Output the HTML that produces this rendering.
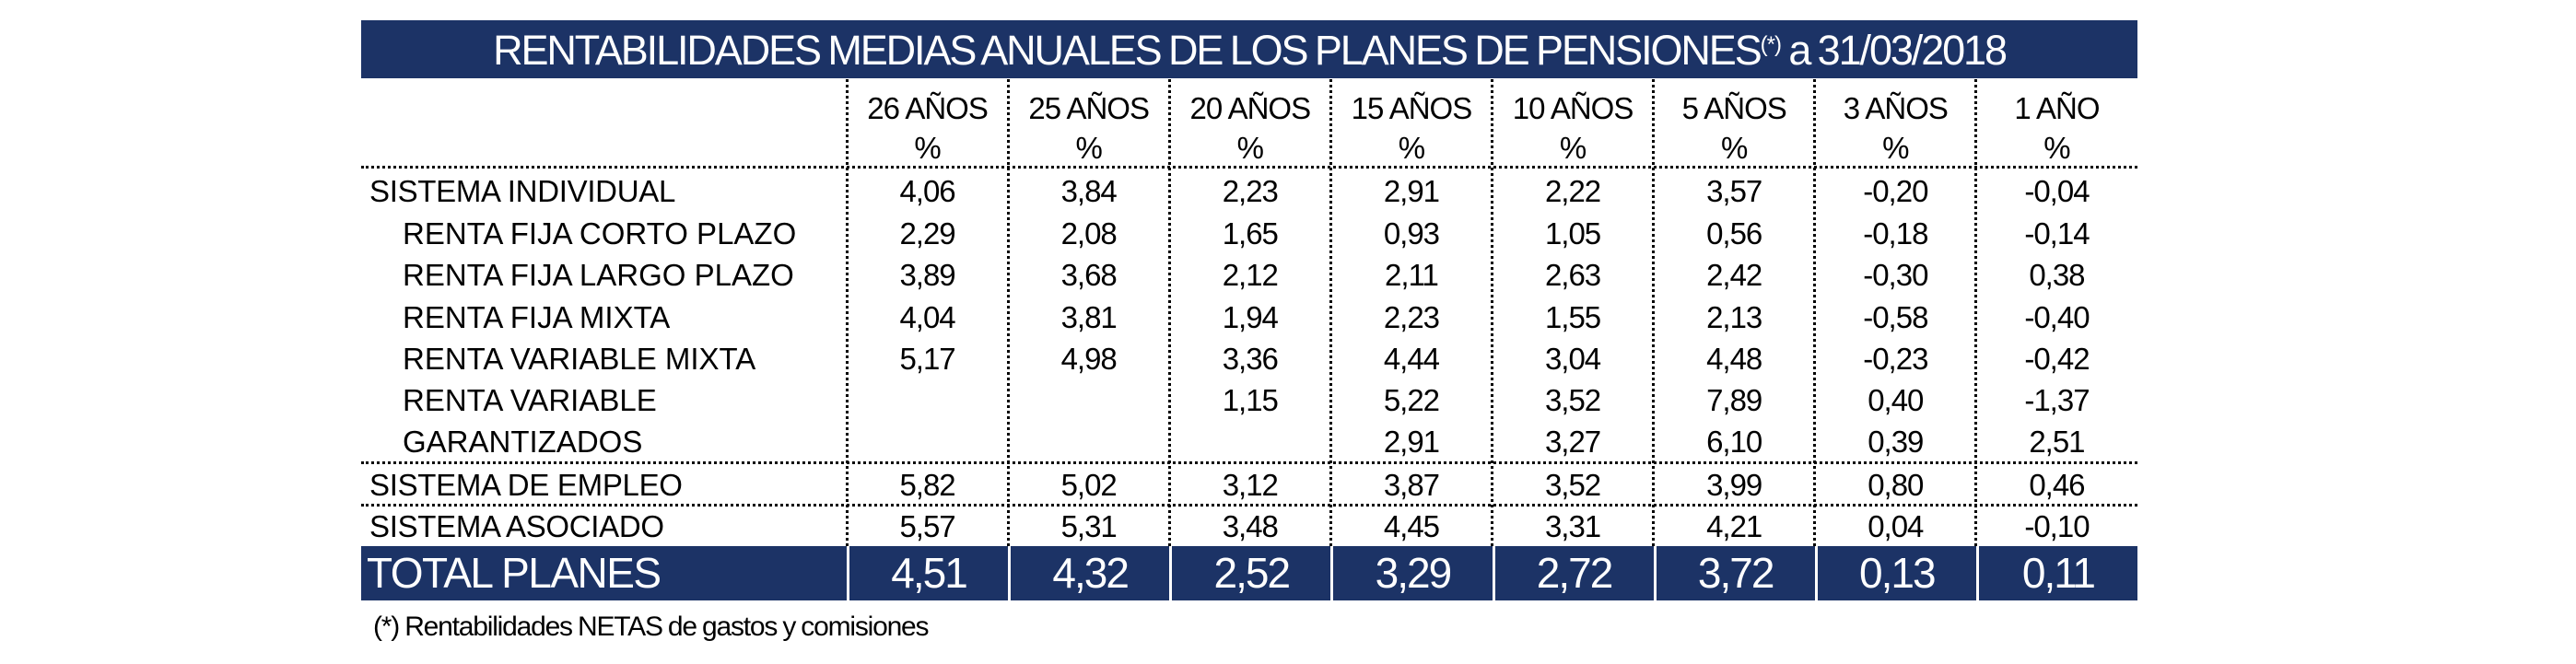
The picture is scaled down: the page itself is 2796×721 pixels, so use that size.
<!DOCTYPE html>
<html><head><meta charset="utf-8"><style>
*{margin:0;padding:0;box-sizing:border-box}
body{width:2796px;height:721px;background:#fff;position:relative;overflow:hidden;font-family:"Liberation Sans",Arial,sans-serif;color:#000}
.title{position:absolute;left:392px;top:22px;width:1928px;height:63px;background:#1c3366;color:#fff;font-size:45px;letter-spacing:-2.1px;word-spacing:-2px;text-align:center;line-height:66px}
.title sup{font-size:24px;letter-spacing:-1px;vertical-align:14px;line-height:0}
.row{position:absolute;left:392px;width:1928px;display:grid;grid-template-columns:527px repeat(8,175.125px);font-size:33px;letter-spacing:-1px;align-items:center}
.row div{text-align:center;white-space:nowrap}
.row div:first-child{text-align:left;padding-left:9px;letter-spacing:-0.3px}
.row.sub div:first-child{padding-left:45px;letter-spacing:0}
.vl{position:absolute;top:86px;height:507px;border-left:3px dotted #000}
.hl{position:absolute;left:392px;width:1928px;border-top:3px dotted #000}
.tot{position:absolute;left:392px;top:593px;height:59px;width:1928px;display:grid;grid-template-columns:527px repeat(8,175.125px);color:#fff;font-size:46px;letter-spacing:-2px;line-height:59px}
.tot div{background:#1c3366;text-align:center;border-left:3px solid #fff}
.tot div:first-child{text-align:left;padding-left:6px;border-left:none;letter-spacing:-1.5px}
.foot{position:absolute;left:405px;top:664px;font-size:30px;letter-spacing:-1.2px;word-spacing:-1px}
</style></head><body>
<div class="title">RENTABILIDADES MEDIAS ANUALES DE LOS PLANES DE PENSIONES<sup>(*)</sup> a 31/03/2018</div>

<div class="vl" style="left:918px"></div>
<div class="vl" style="left:1093px"></div>
<div class="vl" style="left:1268px"></div>
<div class="vl" style="left:1443px"></div>
<div class="vl" style="left:1618px"></div>
<div class="vl" style="left:1793px"></div>
<div class="vl" style="left:1968px"></div>
<div class="vl" style="left:2143px"></div>

<div class="row" style="top:96px;height:44px"><div></div><div>26 AÑOS</div><div>25 AÑOS</div><div>20 AÑOS</div><div>15 AÑOS</div><div>10 AÑOS</div><div>5 AÑOS</div><div>3 AÑOS</div><div>1 AÑO</div></div>
<div class="row" style="top:139px;height:44px"><div></div><div>%</div><div>%</div><div>%</div><div>%</div><div>%</div><div>%</div><div>%</div><div>%</div></div>
<div class="hl" style="top:180px"></div>

<div class="row" style="top:185px;height:46px"><div>SISTEMA INDIVIDUAL</div><div>4,06</div><div>3,84</div><div>2,23</div><div>2,91</div><div>2,22</div><div>3,57</div><div>-0,20</div><div>-0,04</div></div>
<div class="row sub" style="top:231px;height:46px"><div>RENTA FIJA CORTO PLAZO</div><div>2,29</div><div>2,08</div><div>1,65</div><div>0,93</div><div>1,05</div><div>0,56</div><div>-0,18</div><div>-0,14</div></div>
<div class="row sub" style="top:276px;height:46px"><div>RENTA FIJA LARGO PLAZO</div><div>3,89</div><div>3,68</div><div>2,12</div><div>2,11</div><div>2,63</div><div>2,42</div><div>-0,30</div><div>0,38</div></div>
<div class="row sub" style="top:322px;height:46px"><div>RENTA FIJA MIXTA</div><div>4,04</div><div>3,81</div><div>1,94</div><div>2,23</div><div>1,55</div><div>2,13</div><div>-0,58</div><div>-0,40</div></div>
<div class="row sub" style="top:367px;height:46px"><div>RENTA VARIABLE MIXTA</div><div>5,17</div><div>4,98</div><div>3,36</div><div>4,44</div><div>3,04</div><div>4,48</div><div>-0,23</div><div>-0,42</div></div>
<div class="row sub" style="top:412px;height:46px"><div>RENTA VARIABLE</div><div></div><div></div><div>1,15</div><div>5,22</div><div>3,52</div><div>7,89</div><div>0,40</div><div>-1,37</div></div>
<div class="row sub" style="top:457px;height:46px"><div>GARANTIZADOS</div><div></div><div></div><div></div><div>2,91</div><div>3,27</div><div>6,10</div><div>0,39</div><div>2,51</div></div>
<div class="hl" style="top:501px"></div>
<div class="row" style="top:504px;height:45px"><div>SISTEMA DE EMPLEO</div><div>5,82</div><div>5,02</div><div>3,12</div><div>3,87</div><div>3,52</div><div>3,99</div><div>0,80</div><div>0,46</div></div>
<div class="hl" style="top:547px"></div>
<div class="row" style="top:550px;height:44px"><div>SISTEMA ASOCIADO</div><div>5,57</div><div>5,31</div><div>3,48</div><div>4,45</div><div>3,31</div><div>4,21</div><div>0,04</div><div>-0,10</div></div>

<div class="tot"><div>TOTAL PLANES</div><div>4,51</div><div>4,32</div><div>2,52</div><div>3,29</div><div>2,72</div><div>3,72</div><div>0,13</div><div>0,11</div></div>

<div class="foot">(*) Rentabilidades NETAS de gastos y comisiones</div>
</body></html>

__________________________________________________

[Task instructions]:
Reproduce only the lines from the one containing "The picture is" through the one containing "PENSIONES<sup>(*)</sup> a 31/03/2018</div>", inclusive of both.

[Exercise response]:
The picture is scaled down: the page itself is 2796×721 pixels, so use that size.
<!DOCTYPE html>
<html><head><meta charset="utf-8"><style>
*{margin:0;padding:0;box-sizing:border-box}
body{width:2796px;height:721px;background:#fff;position:relative;overflow:hidden;font-family:"Liberation Sans",Arial,sans-serif;color:#000}
.title{position:absolute;left:392px;top:22px;width:1928px;height:63px;background:#1c3366;color:#fff;font-size:45px;letter-spacing:-2.1px;word-spacing:-2px;text-align:center;line-height:66px}
.title sup{font-size:24px;letter-spacing:-1px;vertical-align:14px;line-height:0}
.row{position:absolute;left:392px;width:1928px;display:grid;grid-template-columns:527px repeat(8,175.125px);font-size:33px;letter-spacing:-1px;align-items:center}
.row div{text-align:center;white-space:nowrap}
.row div:first-child{text-align:left;padding-left:9px;letter-spacing:-0.3px}
.row.sub div:first-child{padding-left:45px;letter-spacing:0}
.vl{position:absolute;top:86px;height:507px;border-left:3px dotted #000}
.hl{position:absolute;left:392px;width:1928px;border-top:3px dotted #000}
.tot{position:absolute;left:392px;top:593px;height:59px;width:1928px;display:grid;grid-template-columns:527px repeat(8,175.125px);color:#fff;font-size:46px;letter-spacing:-2px;line-height:59px}
.tot div{background:#1c3366;text-align:center;border-left:3px solid #fff}
.tot div:first-child{text-align:left;padding-left:6px;border-left:none;letter-spacing:-1.5px}
.foot{position:absolute;left:405px;top:664px;font-size:30px;letter-spacing:-1.2px;word-spacing:-1px}
</style></head><body>
<div class="title">RENTABILIDADES MEDIAS ANUALES DE LOS PLANES DE PENSIONES<sup>(*)</sup> a 31/03/2018</div>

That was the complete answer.